Q. I have heard about the loss of great numbers of bees. Is there anything ordinary gardeners can do to help our pollinators?
A. Enormous losses have been suffered by both commercial beekeepers and in native wild bee populations. It is a crisis situation since bees are the unpaid workers who pollinate many of our favorite food crops and our beloved flowers.
The reasons for what is called "colony collapse" are still being researched and effective prevention is not known, but home gardeners can provide help to our bees.
You can provide early blooming flowers to give the bees a guaranteed good start to the season, then continue to provide flowers, herbs and shrubs throughout the summer and fall for the bees.
You can research favorite bee flowers but there are even easier ways to help. Clover, a sometime nemesis of lawn fanciers, is an excellent source of food for the bees. Perhaps allow clover in one part of your lawn, say a less-used area? Clover enriches the soil and it is not as unsightly as some lawn lovers believe and the benefits are great.
Mahonia, an early blooming shrub with no pest issues that can grow in our deeply shaded areas, or Oregon holly grape has some new cultivars that produce copious early flowers and are very attractive. They can be added to the shade garden.
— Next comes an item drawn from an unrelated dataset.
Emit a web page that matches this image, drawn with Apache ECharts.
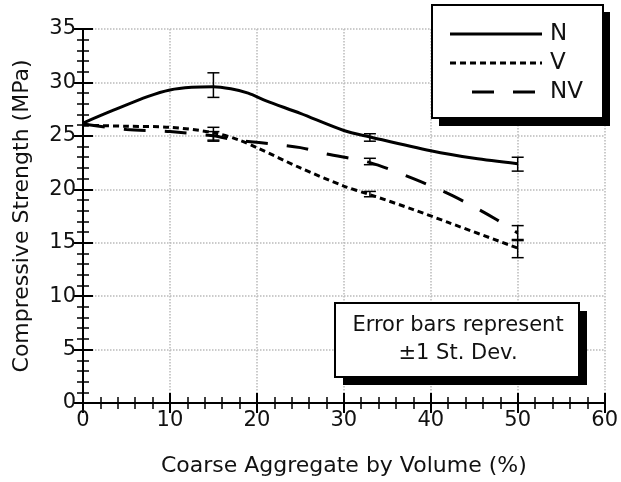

Plant your annuals and perennials in large groups that cover more than four feet in diameter. These mass plantings are better for pollinators than scattered individual flowers. Put in flowers such as dianthus, alyssum, poppies, coneflowers, Cosmos, dill, black-eyed Susans, Monardas and coreopsis.
You can add these sturdy perennials and annuals in any area with decent sunlight and some soft soil. Pots and half barrels work well if you have limited space. Remember not to plant bee attractors near swimming pools or kiddie play areas but almost any other area of the garden can help until the researchers find the source and solution to this serious problem.